Meeting the team, so that I could ask them questions was a new one on me – The closest I’d had to that was at the interview for the previous job, over a decade ago, when we passed through the workplace and I got to say a quick hello to one of the other team members. The other guy wasn’t there that day.

“What’s it like to work here” and “What’s Aylesbury like as a town”, while pretty generic questions, really paid off.
There were enough people that they bounced the reply around, so I got a flood of information about social activity, benefits, some of the charity support, how the company works with regard to folks who aren’t based in that (or any) office, how long people stay there, and a bit about the UK Conference.

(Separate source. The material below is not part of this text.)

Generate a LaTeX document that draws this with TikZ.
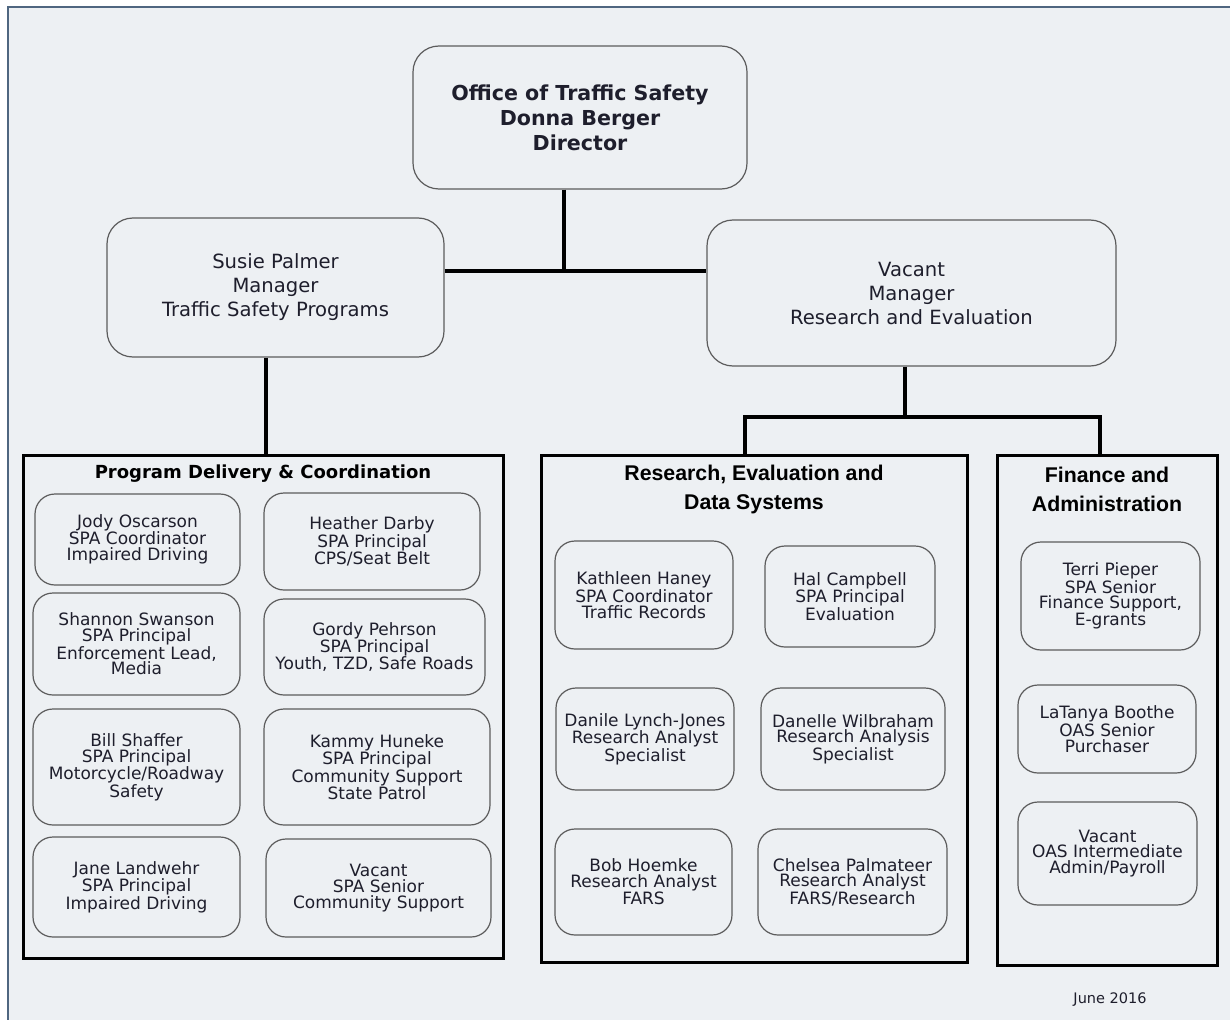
\documentclass[tikz,border=0pt]{standalone}
\usepackage{fontspec}
\setmainfont{DejaVu Sans}
\newfontfamily\headfont{Liberation Sans}
\definecolor{paper}{HTML}{EDF0F3}
\definecolor{rim}{HTML}{4F6680}
\definecolor{ink}{HTML}{1E1E2C}
\definecolor{edge}{HTML}{5C5C5C}
\tikzset{
    staff/.style={draw=edge, line width=1.2pt, rounded corners=20pt, fill=paper, inner sep=0pt,
        align=center, text=ink, font=\fontsize{17}{15.9}\selectfont}, % small boxes
    boss/.style={staff, rounded corners=26pt, font=\fontsize{19.6}{24}\selectfont}, % manager boxes
    unit/.style={draw=black, line width=3pt, inner sep=0pt}, % section frames
    unit title/.style={align=center, text=black, inner sep=0pt},
    link/.style={line width=4pt, black} % connectors
}
% name, centre x, centre y, width, height, text
\newcommand\staffbox[6]{\node[staff, minimum width=#4pt, minimum height=#5pt] (#1) at (#2,#3) {#6};}

\begin{document}
\begin{tikzpicture}[x=1pt, y=-1pt]
    \useasboundingbox[fill=white] (0,0) rectangle (1230,1019);
    \draw[rim, line width=2.5pt, fill=paper] (8,7) rectangle (1250,1040);

    % managers
    \node[boss, minimum width=334pt, minimum height=143pt, font=\bfseries\fontsize{20.6}{25}\selectfont] (ots) at (580,117.5)
        {Office of Traffic Safety\\Donna Berger\\Director};
    \node[boss, minimum width=337pt, minimum height=139pt] (tsp) at (275.5,287.5)
        {Susie Palmer\\Manager\\Traffic Safety Programs};
    \node[boss, minimum width=409pt, minimum height=146pt] (rev) at (911.5,293)
        {Vacant\\Manager\\Research and Evaluation};

    % sections
    \node[unit, minimum width=480pt, minimum height=503pt] (pdc) at (263,706.5) {};
    \node[unit, minimum width=426pt, minimum height=507pt] (reds) at (754,708.5) {};
    \node[unit, minimum width=220pt, minimum height=510pt] (fina) at (1107,710) {};

    \node[unit title, font=\bfseries\fontsize{18}{22}\selectfont] (pdct) at (263,474) {Program Delivery \& Coordination};
    \node[unit title, font=\headfont\bfseries\fontsize{21.3}{29}\selectfont] (redst) at (754,489.5) {Research, Evaluation and\\Data Systems};
    \node[unit title, font=\headfont\bfseries\fontsize{21.3}{29}\selectfont] (finat) at (1107,489.5) {Finance and\\Administration};

    % staff
    \staffbox{jody}{137.5}{539.5}{205}{91}{Jody Oscarson\\SPA Coordinator\\Impaired Driving}
    \staffbox{heather}{372}{541.5}{216}{97}{Heather Darby\\SPA Principal\\CPS/Seat Belt}
    \staffbox{shannon}{136.5}{644}{207}{102}{Shannon Swanson\\SPA Principal\\Enforcement Lead,\\Media}
    \staffbox{gordy}{374.5}{647}{221}{96}{Gordy Pehrson\\SPA Principal\\Youth, TZD, Safe Roads}
    \staffbox{bill}{136.5}{767}{207}{116}{Bill Shaffer\\SPA Principal\\Motorcycle/Roadway\\Safety}
    \staffbox{kammy}{377}{767}{226}{116}{Kammy Huneke\\SPA Principal\\Community Support\\State Patrol}
    \staffbox{jane}{136.5}{887}{207}{100}{Jane Landwehr\\SPA Principal\\Impaired Driving}
    \staffbox{vacsup}{378.5}{888}{225}{98}{Vacant\\SPA Senior\\Community Support}
    \staffbox{kathleen}{644}{595}{178}{108}{Kathleen Haney\\SPA Coordinator\\Traffic Records}
    \staffbox{hal}{850}{596.5}{170}{101}{Hal Campbell\\SPA Principal\\Evaluation}
    \staffbox{danile}{645}{739}{178}{102}{Danile Lynch-Jones\\Research Analyst\\Specialist}
    \staffbox{danelle}{853}{739}{184}{102}{Danelle Wilbraham\\Research Analysis\\Specialist}
    \staffbox{bob}{643.5}{882}{177}{106}{Bob Hoemke\\Research Analyst\\FARS}
    \staffbox{chelsea}{852.5}{882}{189}{106}{Chelsea Palmateer\\Research Analyst\\FARS/Research}
    \staffbox{terri}{1110.5}{596}{179}{108}{Terri Pieper\\SPA Senior\\Finance Support,\\E-grants}
    \staffbox{latanya}{1107}{729}{178}{88}{LaTanya Boothe\\OAS Senior\\Purchaser}
    \staffbox{vacadm}{1107.5}{853.5}{179}{103}{Vacant\\OAS Intermediate\\Admin/Payroll}

    % connectors
    \coordinate (jtop) at (564,271);
    \coordinate (jtsp) at (266,0);
    \coordinate (jrev) at (905,417);
    \coordinate (jreds) at (745,417);
    \coordinate (jfina) at (1100,417);
    \draw[link] (ots.south -| jtop) -- (jtop);
    \draw[link] (tsp.east |- jtop) -- (rev.west |- jtop);
    \draw[link] (tsp.south -| jtsp) -- (pdc.north -| jtsp);
    \draw[link] (rev.south -| jrev) -- (jrev);
    \draw[link] (reds.north -| jreds) -- (jreds) -- (jfina) -- (fina.north -| jfina);

    \node[text=ink, font=\fontsize{14.5}{16}\selectfont] (date) at (1110,1000) {June 2016};
\end{tikzpicture}
\end{document}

Also some information on the changes in whether people live in the town, or commute to work from somewhere else.

My thinking on those questions was that a flood of negative responses was a bad sign, and a fairly brief “It’s fine” would suggest that it’s not a company or town that folks were particularly attached to, so didn’t feel the need to ‘sell’ to me.

Like I said; It paid off.

The second thing I’d been dreading (Or more accurately, #2 on the list of things I was dreading) was the Technical Test, but that also turned out to be fine, not at all what I was expecting, and was kind of fun. Not sure whether to discuss the content of the test or not, so I’ll leave it at that.

There was a final wrap-up, and chance to ask questions, and that was it.
9:15 to 12:30, so call it three hours of interview, and it had felt more like the sort of conversation(s) you could have at a Tech conference, or maybe with a somewhat nerdy group at an SF/F convention. Or with hardcore gamers of any type at Gen Con.

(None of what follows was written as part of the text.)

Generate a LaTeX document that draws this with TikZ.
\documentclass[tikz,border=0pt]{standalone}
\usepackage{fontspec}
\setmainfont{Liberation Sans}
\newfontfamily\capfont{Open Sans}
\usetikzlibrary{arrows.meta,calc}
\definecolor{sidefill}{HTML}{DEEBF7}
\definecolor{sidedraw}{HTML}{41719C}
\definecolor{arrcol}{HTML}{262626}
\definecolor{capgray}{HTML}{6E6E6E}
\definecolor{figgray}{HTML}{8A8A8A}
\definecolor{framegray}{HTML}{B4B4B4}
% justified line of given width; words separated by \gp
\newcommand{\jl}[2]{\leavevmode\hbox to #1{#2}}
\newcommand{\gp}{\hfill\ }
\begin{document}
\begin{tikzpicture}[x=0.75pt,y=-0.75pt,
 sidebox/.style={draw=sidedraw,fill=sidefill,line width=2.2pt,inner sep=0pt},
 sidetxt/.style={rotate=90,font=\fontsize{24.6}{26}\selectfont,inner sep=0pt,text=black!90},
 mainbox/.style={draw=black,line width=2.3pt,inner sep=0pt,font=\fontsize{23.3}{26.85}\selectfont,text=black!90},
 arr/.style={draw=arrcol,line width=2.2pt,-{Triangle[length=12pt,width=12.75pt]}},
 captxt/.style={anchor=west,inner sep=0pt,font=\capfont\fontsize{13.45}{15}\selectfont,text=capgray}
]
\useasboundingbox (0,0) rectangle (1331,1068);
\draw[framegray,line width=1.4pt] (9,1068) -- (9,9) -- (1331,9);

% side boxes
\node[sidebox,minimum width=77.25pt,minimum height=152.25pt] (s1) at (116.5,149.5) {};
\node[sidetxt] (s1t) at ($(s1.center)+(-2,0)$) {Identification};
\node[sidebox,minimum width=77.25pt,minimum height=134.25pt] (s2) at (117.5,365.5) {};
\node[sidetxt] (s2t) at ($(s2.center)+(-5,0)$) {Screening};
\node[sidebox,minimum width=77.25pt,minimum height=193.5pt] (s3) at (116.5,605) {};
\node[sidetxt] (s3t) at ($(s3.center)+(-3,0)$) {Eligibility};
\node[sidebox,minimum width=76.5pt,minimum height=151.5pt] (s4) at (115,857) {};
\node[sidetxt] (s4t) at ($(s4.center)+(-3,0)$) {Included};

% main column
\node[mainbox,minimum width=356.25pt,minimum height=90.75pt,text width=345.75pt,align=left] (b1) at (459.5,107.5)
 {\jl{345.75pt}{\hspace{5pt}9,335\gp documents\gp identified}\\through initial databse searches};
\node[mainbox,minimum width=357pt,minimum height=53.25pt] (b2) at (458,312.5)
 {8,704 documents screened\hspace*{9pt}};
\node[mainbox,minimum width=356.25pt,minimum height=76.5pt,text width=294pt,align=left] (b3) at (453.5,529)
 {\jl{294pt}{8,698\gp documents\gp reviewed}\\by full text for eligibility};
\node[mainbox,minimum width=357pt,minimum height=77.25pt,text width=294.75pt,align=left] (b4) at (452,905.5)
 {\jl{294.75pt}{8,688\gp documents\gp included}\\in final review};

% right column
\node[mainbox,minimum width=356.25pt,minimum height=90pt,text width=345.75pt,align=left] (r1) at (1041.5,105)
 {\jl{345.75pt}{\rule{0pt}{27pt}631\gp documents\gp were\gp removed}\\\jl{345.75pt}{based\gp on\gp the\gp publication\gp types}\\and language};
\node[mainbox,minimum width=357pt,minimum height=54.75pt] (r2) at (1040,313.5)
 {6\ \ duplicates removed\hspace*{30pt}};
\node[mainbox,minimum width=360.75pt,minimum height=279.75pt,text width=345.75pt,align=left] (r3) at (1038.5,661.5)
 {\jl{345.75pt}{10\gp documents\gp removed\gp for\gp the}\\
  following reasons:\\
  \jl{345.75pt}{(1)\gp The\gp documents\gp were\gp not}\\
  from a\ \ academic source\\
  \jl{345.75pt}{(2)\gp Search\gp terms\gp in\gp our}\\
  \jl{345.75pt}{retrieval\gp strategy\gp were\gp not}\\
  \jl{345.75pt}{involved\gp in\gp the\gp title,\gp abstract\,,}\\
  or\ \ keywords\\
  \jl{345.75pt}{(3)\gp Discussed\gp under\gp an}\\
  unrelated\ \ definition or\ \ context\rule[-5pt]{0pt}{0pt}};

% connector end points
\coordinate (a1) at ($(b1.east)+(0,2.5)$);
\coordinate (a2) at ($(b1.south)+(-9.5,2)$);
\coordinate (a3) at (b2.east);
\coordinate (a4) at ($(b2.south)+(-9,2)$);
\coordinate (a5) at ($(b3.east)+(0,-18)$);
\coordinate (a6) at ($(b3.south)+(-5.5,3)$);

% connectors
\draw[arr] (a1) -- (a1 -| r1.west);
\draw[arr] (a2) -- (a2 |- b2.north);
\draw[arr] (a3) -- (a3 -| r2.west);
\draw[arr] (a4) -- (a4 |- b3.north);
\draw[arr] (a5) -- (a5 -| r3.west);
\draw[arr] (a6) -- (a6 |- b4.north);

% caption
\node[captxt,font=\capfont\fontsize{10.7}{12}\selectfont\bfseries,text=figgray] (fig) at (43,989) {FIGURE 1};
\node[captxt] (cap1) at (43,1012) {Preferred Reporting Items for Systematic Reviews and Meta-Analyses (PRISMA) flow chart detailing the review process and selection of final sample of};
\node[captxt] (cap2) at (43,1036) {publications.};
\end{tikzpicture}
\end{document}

Their plan was that they’d interview the other applicant that afternoon, make a decision the next day (Friday), and I’d most likely know by Monday.
This is not what happened.
What did happen is that I got a call from the Awesome Recruiter at 4:47pm, saying that they’d offered me the job and wondering whether I’d like to accept that offer. Which I did.

Contract is signed, and I start on the 20th of March.